Yes, I call my wife "kitten".
I used to call her "honey", but then she asked me a question that had a Bad Answer … she asked, "What did you call your first wife?"
I said, " …. honey?"
Thereafter, "honey" was forever tainted and verboten, so after some discussion, we decided "kitten" was acceptable.
Now kitten doesn’t share my love of paddling kayaks. She’ll ride in the tandem and let me paddle her around to spend the time with me (and I appreciate that), but she doesn’t glance longingly at every body of water we pass.
I realized this very early in the relationship when we were driving somewhere and passed over a bridge — my head followed the water like it was on a swivel. I don’t remember the words exactly, but the ensuing conversation went something like:
"What?" kitten asked, looking around to see what had attracted my attention.
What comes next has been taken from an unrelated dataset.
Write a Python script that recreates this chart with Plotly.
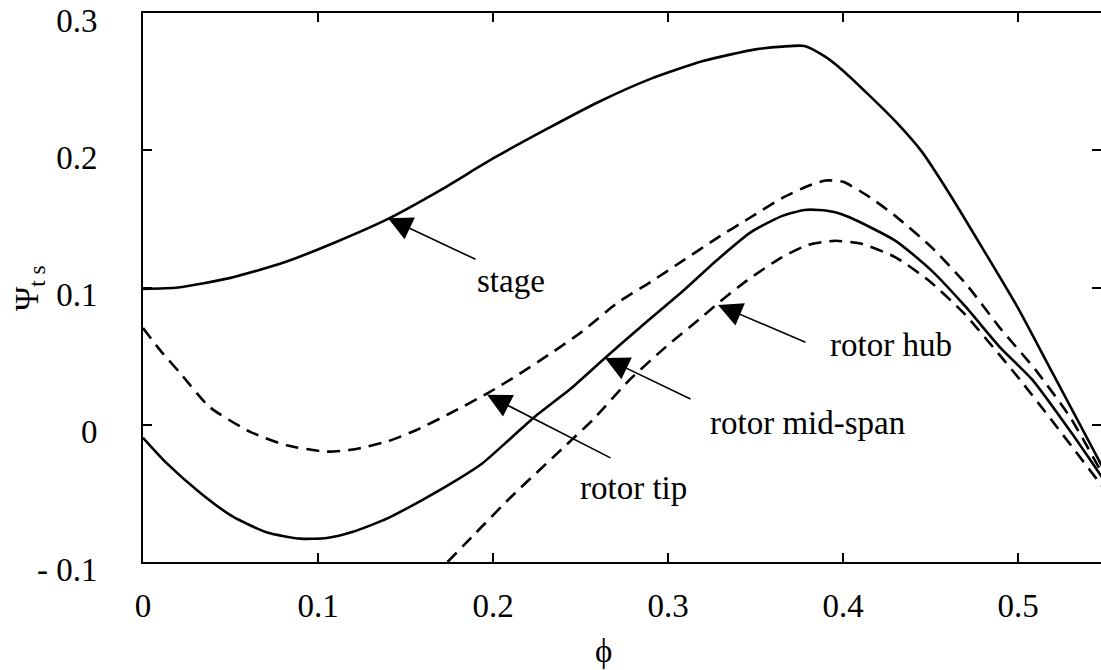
import plotly.graph_objects as go

# Stage and rotor total-to-static loading curves
phi_stage = [0, 0.02, 0.05, 0.08, 0.11, 0.14, 0.17, 0.20, 0.23, 0.26, 0.29, 0.32, 0.35,
             0.365, 0.378, 0.39, 0.40, 0.415, 0.43, 0.445, 0.46, 0.48, 0.50, 0.52, 0.55]
psi_stage = [0.099, 0.100, 0.107, 0.118, 0.133, 0.150, 0.171, 0.194, 0.215, 0.235, 0.252,
             0.265, 0.2735, 0.2755, 0.276, 0.268, 0.258, 0.240, 0.221, 0.199, 0.170, 0.128,
             0.085, 0.037, -0.035]

phi_tip = [0, 0.01, 0.021, 0.038, 0.061, 0.082, 0.105, 0.12, 0.14, 0.156, 0.175, 0.197,
           0.215, 0.233, 0.25, 0.271, 0.29, 0.309, 0.328, 0.347, 0.365, 0.38, 0.39, 0.40,
           0.415, 0.43, 0.45, 0.47, 0.49, 0.51, 0.53, 0.55]
psi_tip = [0.0705, 0.054, 0.038, 0.013, -0.005, -0.015, -0.0196, -0.018, -0.012, -0.004,
           0.008, 0.023, 0.037, 0.052, 0.067, 0.0887, 0.104, 0.12, 0.136, 0.151, 0.165,
           0.174, 0.178, 0.177, 0.166, 0.152, 0.13, 0.103, 0.07, 0.04, 0.005, -0.04]

phi_mid = [0, 0.0135, 0.0326, 0.0514, 0.071, 0.09, 0.105, 0.12, 0.14, 0.16, 0.177, 0.194,
           0.21, 0.223, 0.245, 0.264, 0.285, 0.309, 0.328, 0.347, 0.365, 0.378, 0.386,
           0.395, 0.404, 0.43, 0.45, 0.47, 0.49, 0.508, 0.53, 0.55]
psi_mid = [-0.0095, -0.028, -0.0495, -0.067, -0.0785, -0.083, -0.0825, -0.078, -0.068,
           -0.0545, -0.042, -0.028, -0.01, 0.005, 0.027, 0.0487, 0.072, 0.098, 0.12, 0.14,
           0.152, 0.1565, 0.1565, 0.155, 0.151, 0.134, 0.113, 0.086, 0.056, 0.033, -0.005,
           -0.042]

phi_hub = [0.174, 0.19, 0.21, 0.242, 0.257, 0.278, 0.299, 0.318, 0.329, 0.345, 0.365, 0.38,
           0.395, 0.41, 0.43, 0.45, 0.47, 0.49, 0.501, 0.52, 0.55]
psi_hub = [-0.1, -0.079, -0.053, -0.0145, 0.0036, 0.0327, 0.057, 0.077, 0.089, 0.105, 0.122,
           0.131, 0.134, 0.132, 0.122, 0.104, 0.08, 0.05, 0.033, 0.002, -0.048]

y_ticks = [-0.1, 0, 0.1, 0.2, 0.3]
y_tick_text = ["- 0.1", "0", "0.1", "0.2", "0.3"]
x_ticks = [0, 0.1, 0.2, 0.3, 0.4, 0.5]
x_tick_text = ["0", "0.1", "0.2", "0.3", "0.4", "0.5"]

# label text, label anchor (left, middle), arrow tip, arrow tail
labels = ["stage", "rotor tip", "rotor mid-span", "rotor hub"]
label_pos = [(0.1895, 0.1045), (0.2486, -0.046), (0.3229, 0.0016), (0.3914, 0.0578)]
arrow_tip = [(0.140, 0.1505), (0.1966, 0.0218), (0.264, 0.0487), (0.3286, 0.0873)]
arrow_tail = [(0.1909, 0.120), (0.268, -0.0247), (0.3137, 0.0182), (0.3794, 0.0596)]

FONT = "Liberation Serif"
FS = 33

fig = go.Figure()
curves = [
    (phi_stage, psi_stage, "solid"),
    (phi_tip, psi_tip, "13px,8px"),
    (phi_mid, psi_mid, "solid"),
    (phi_hub, psi_hub, "13px,8px"),
]
for xs, ys, dash in curves:
    fig.add_trace(go.Scatter(x=xs, y=ys, mode="lines",
                             line=dict(color="black", width=2.6, dash=dash,
                                       shape="spline", smoothing=0.6),
                             showlegend=False, hoverinfo="skip"))

for text, (lx, ly), (tx, ty), (ax, ay) in zip(labels, label_pos, arrow_tip, arrow_tail):
    fig.add_annotation(x=tx, y=ty, ax=ax, ay=ay, axref="x", ayref="y",
                       showarrow=True, arrowhead=2, arrowsize=3.0, arrowwidth=1.6,
                       arrowcolor="black", text="")
    fig.add_annotation(x=lx, y=ly, text=text, showarrow=False,
                       xanchor="left", yanchor="middle",
                       font=dict(family=FONT, size=FS, color="black"))

axis_common = dict(
    showgrid=False, zeroline=False, showline=True, linecolor="black", linewidth=2,
    mirror="ticks", ticks="inside", ticklen=9, tickwidth=2, tickcolor="black",
    ticklabeloverflow="allow", automargin=False,
    tickfont=dict(family=FONT, size=FS, color="black"),
)

W, H = 1101, 670
left, top, bottom = 143, 13, 108
plot_w = W - left
plot_h = H - top - bottom

# axis titles, placed by pixel
fig.add_annotation(x=(603 - left) / plot_w, y=(H - bottom - 651) / plot_h,
                   xref="paper", yref="paper", xanchor="center", yanchor="middle",
                   text="ϕ", showarrow=False,
                   font=dict(family=FONT, size=FS, color="black"))
fig.add_annotation(x=(29 - left) / plot_w, y=(H - bottom - 288) / plot_h,
                   xref="paper", yref="paper", xanchor="center", yanchor="middle",
                   text="Ψ<sub>t s</sub>", textangle=-90, showarrow=False,
                   font=dict(family=FONT, size=FS, color="black"))

fig.update_layout(
    width=W, height=H,
    margin=dict(l=left, r=0, t=top, b=bottom),
    paper_bgcolor="white", plot_bgcolor="white",
    xaxis=dict(range=[0, 0.5474], tickvals=x_ticks, ticktext=x_tick_text,
               ticklabelstandoff=13, **axis_common),
    yaxis=dict(range=[-0.1, 0.3], tickvals=y_ticks, ticktext=y_tick_text,
               ticklabelstandoff=37, ticklabelshift=7, **axis_common),
)

# drop the default page margin so the figure sits at the window's top-left corner
fig.write_html("out.html", config={"displayModeBar": False},
               post_script="document.body.style.margin='0';document.body.style.overflow='hidden';")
"Just looking at the water," I replied.
"It’s a canal," she said, perplexed. It was the Cross-Florida Barge Canal, to be exact. A mere twenty feet wide with fifteen foot banks and not a damn thing to see from the water.
"I wonder what if I could put in under that bridge," I muttered.
"It’s a canal."
"But it goes somewhere," I replied.
Seven years later, I’m still not sure she gets it, but she tolerates my jaunts — just as I really don’t understand the seven cats and three dogs in our house, but I tolerate them.